*ENTRIES SUPPLIED:*
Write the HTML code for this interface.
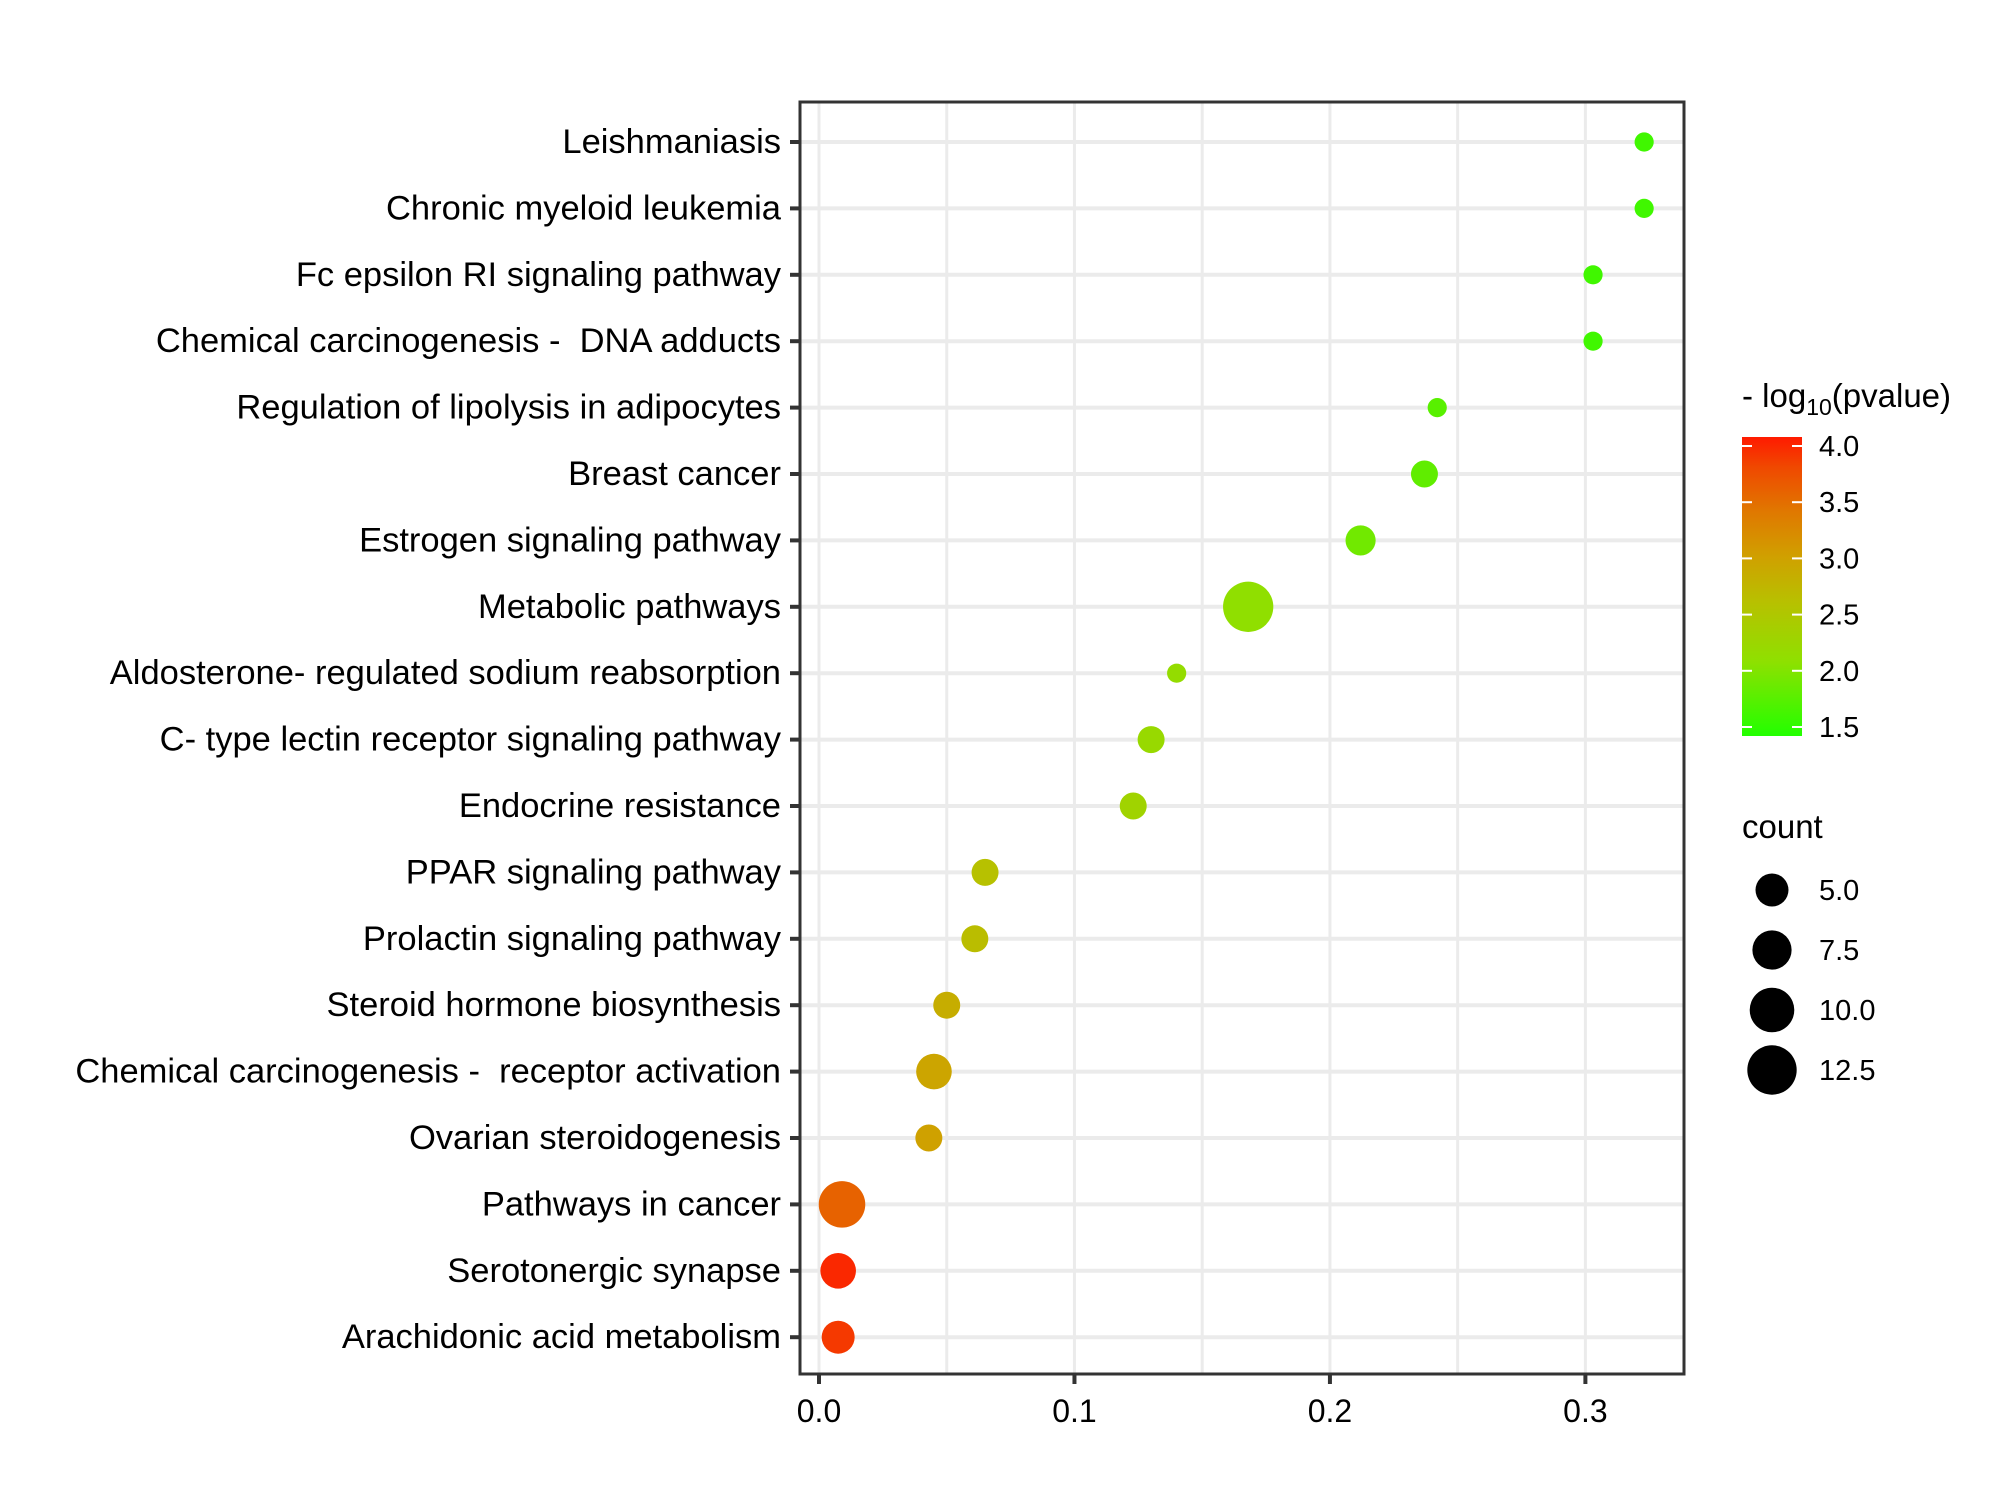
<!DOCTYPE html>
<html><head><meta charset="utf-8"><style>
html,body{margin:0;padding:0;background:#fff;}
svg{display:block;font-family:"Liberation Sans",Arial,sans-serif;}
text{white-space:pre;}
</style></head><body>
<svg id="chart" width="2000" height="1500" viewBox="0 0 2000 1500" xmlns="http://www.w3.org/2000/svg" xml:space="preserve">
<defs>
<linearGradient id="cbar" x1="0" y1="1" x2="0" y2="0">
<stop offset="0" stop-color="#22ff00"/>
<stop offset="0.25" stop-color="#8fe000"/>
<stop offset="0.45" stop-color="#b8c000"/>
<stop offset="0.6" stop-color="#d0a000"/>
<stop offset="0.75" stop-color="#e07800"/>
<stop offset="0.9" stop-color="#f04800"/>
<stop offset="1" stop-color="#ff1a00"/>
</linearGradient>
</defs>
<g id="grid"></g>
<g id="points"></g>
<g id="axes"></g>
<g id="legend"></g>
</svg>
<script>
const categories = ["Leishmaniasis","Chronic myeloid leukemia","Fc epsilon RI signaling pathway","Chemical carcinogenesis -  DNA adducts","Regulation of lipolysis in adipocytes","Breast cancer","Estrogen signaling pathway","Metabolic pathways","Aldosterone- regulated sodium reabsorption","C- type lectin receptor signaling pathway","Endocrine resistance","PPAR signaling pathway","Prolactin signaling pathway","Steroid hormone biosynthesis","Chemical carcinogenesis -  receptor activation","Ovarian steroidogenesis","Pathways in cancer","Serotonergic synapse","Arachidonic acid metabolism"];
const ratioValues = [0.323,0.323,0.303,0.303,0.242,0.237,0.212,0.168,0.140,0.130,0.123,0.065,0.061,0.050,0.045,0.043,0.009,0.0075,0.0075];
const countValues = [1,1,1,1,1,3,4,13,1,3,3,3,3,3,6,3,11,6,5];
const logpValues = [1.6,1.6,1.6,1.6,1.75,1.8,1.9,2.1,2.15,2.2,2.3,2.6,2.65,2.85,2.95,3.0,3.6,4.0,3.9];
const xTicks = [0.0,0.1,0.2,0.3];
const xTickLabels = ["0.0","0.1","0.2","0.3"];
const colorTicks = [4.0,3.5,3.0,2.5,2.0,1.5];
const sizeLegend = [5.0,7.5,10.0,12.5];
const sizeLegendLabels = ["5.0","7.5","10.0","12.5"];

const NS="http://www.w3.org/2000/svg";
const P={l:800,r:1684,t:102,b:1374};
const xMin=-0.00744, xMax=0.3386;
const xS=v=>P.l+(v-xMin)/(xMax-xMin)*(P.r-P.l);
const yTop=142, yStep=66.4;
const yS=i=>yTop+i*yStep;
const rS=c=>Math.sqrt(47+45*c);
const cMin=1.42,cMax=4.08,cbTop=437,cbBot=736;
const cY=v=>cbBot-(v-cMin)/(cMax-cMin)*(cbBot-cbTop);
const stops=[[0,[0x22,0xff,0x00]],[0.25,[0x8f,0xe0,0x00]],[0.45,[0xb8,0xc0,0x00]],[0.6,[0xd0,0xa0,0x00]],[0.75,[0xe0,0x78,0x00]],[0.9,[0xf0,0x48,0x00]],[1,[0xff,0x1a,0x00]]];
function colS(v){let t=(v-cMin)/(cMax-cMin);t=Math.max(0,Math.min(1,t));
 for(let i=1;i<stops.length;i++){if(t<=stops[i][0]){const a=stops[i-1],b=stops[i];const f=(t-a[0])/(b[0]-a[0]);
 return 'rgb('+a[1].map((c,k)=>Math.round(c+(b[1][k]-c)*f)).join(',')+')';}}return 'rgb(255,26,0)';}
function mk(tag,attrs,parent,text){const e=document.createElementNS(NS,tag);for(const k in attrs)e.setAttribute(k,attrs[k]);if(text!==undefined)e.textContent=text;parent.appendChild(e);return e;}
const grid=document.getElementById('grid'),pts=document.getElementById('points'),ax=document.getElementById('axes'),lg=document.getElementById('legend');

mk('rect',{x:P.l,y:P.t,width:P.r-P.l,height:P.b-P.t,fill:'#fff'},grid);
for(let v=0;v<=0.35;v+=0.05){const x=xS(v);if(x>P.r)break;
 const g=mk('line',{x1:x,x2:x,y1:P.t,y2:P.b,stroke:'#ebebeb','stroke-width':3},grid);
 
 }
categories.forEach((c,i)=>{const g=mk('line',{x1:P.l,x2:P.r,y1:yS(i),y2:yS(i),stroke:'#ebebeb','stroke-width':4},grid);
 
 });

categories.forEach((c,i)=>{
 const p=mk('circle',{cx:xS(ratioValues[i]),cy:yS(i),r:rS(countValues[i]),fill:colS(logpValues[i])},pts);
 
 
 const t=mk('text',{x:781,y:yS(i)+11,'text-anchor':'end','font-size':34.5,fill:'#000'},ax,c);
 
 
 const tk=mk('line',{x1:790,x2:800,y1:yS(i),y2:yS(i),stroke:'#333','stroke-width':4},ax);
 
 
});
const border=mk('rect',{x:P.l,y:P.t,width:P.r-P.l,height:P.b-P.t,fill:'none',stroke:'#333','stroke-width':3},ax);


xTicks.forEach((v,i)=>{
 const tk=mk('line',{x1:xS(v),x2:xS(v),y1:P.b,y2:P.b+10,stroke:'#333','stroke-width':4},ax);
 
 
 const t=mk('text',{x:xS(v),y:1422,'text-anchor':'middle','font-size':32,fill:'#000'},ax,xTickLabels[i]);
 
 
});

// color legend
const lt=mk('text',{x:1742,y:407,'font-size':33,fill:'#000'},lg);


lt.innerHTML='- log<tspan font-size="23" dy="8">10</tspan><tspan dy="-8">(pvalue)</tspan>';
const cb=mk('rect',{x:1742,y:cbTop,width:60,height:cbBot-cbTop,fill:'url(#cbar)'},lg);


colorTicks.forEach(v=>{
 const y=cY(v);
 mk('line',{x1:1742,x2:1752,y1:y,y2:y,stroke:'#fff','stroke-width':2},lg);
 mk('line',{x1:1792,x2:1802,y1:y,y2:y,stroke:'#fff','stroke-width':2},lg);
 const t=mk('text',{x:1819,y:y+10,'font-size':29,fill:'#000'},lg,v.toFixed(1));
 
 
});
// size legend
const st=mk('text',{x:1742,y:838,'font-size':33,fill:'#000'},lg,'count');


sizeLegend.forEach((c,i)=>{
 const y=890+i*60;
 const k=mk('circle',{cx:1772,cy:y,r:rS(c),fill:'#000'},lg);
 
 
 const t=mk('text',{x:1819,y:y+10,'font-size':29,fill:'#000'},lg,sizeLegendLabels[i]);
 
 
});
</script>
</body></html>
---
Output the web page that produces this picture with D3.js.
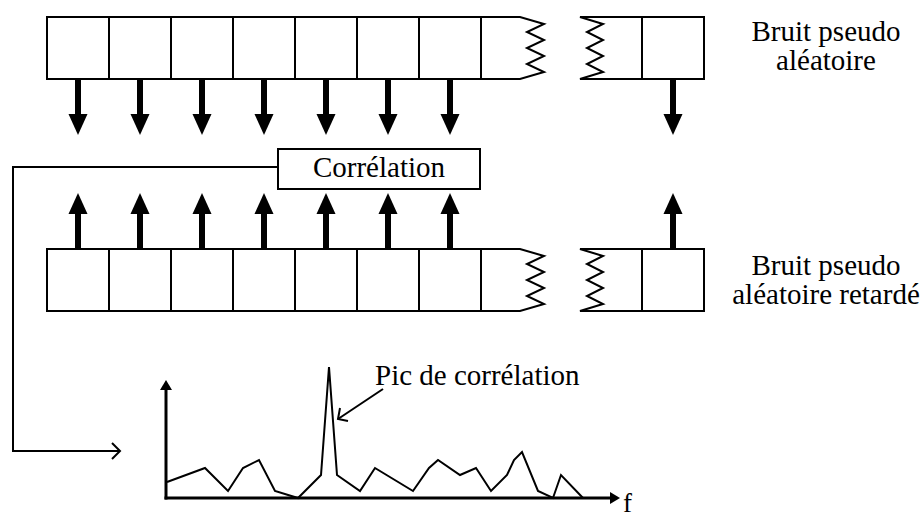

*GOAL OF THE EXERCISE:*
Pull every line containing the word "this" out of the entries above.

*WRITTEN SOLUTION:*
Write the HTML code for this interface.
Output the web page that produces this picture with D3.js.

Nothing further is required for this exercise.